Brown had a hard time envisioning the Raiders catching on in Los Angeles unless they were consistently dominant, describing a star-driven environment featuring Magic Johnson and Wayne Gretzky.
"We didn't have a chance to draw unless we were a 12-4 team," Brown said. "Nobody was going to see a team that was 8-8."
Tim Truax is a Raiders fan who graduated from San Jose State and left for USC law school the same year the Raiders went from Oakland to Los Angeles. One of his law school classmates was future Raiders CEO Amy Trask.
He settled in El Segundo, within walking distance of the Raiders practice facility. A season ticketholder in Los Angeles, Truax never paid more than $40 per seat per game.
"The same 30,000 to 40,000 fans showed up every Sunday, and beyond that it depended on how much the team was winning and who the opponent was," Truax said. "When they left, that small group was disappointed. Some were devastated. But that's a small fraction of the Los Angeles area. There wasn't a lot of hue and cry."
With the Raiders ranked No.27 in the NFL in terms of franchise value by Forbes Magazine, Davis' critics believe he made a monumental blunder in leaving Los Angeles for Oakland.
The Raiders are valued at $624 million, well behind the No.1 Washington Redskins at $1.1 billion. The franchise value rose only 8 percent from 2003 to 2004 even as the average per franchise was going up 17 percent.
As the theory goes, corporations in Southern California wanting to spend big bucks on luxury boxes and the NFL would have to spend it on the Raiders.
Doug Krikorian, a Long Beach Press-Telegram columnist and local radio talk show host, calls it "the biggest financial miscalculation in the history of sports."
Even Davis admitted when he left L.A. for Oakland that the team was worth more in Los Angeles.
Problem was, the Raiders were unable to successfully navigate the tricky Los Angeles political scene. There were no guarantees a stadium deal would ever get done, and the Raiders left Los Angeles in 1995 ranked in the bottom third in terms of franchise value, according to Forbes.
Their practice facility, embarrassing by today's standards, wasn't even an issue as they struggled with the stadium problem.
Even those with nothing positive to say about Davis concede he got a bum deal in Los Angeles. The Coliseum board, made up of three members from the city, three from the county and three from the state, could seldom agree on anything.
The original deal promising luxury boxes in Los Angeles was worth less than a 2004 personal seat license in Oakland.
In 1987, Davis accepted a non-refundable $10 million deposit from the city of Irwindale as a symbol of good faith that a 65,000-seat stadium would be built 22 miles east of Los Angeles. When the deal fell through, Davis pocketed the money, and other local municipalities were even more wary of dealing with the Raiders.
"That stung for a very long time," said David Carter, a sports marketing consultant in Southern California. "The mantra was, 'We will not be Irwindaled.'"

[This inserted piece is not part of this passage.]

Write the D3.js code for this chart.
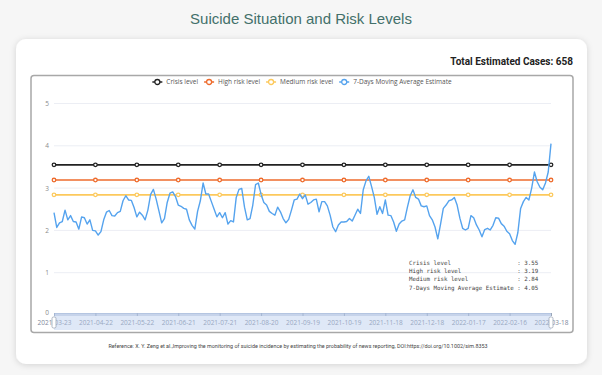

Mistrust of Davis was compounded by a growing concern over a segment of Raiders fans who earned a reputation in the early 1990s of being increasingly violent instead of merely raucous and colorful.
The Raiders experience, as well as the quirky nature of L.A. politics, continues to make the NFL a difficult sell in the Los Angeles area.
Retired Los Angeles Herald-Examiner sports columnist Melvin Durslag, a former Davis confidant, conceded, "L.A., for all its bluster, isn't the greatest sports town in the world."
Durslag believes the league one day will return, but doesn't think it will happen until a privately financed deal somehow got past those determined to stop it.
"You can't get anything through on a ballot in Los Angeles," Durslag said. "If you put it on a ballot, they'd vote against orange juice."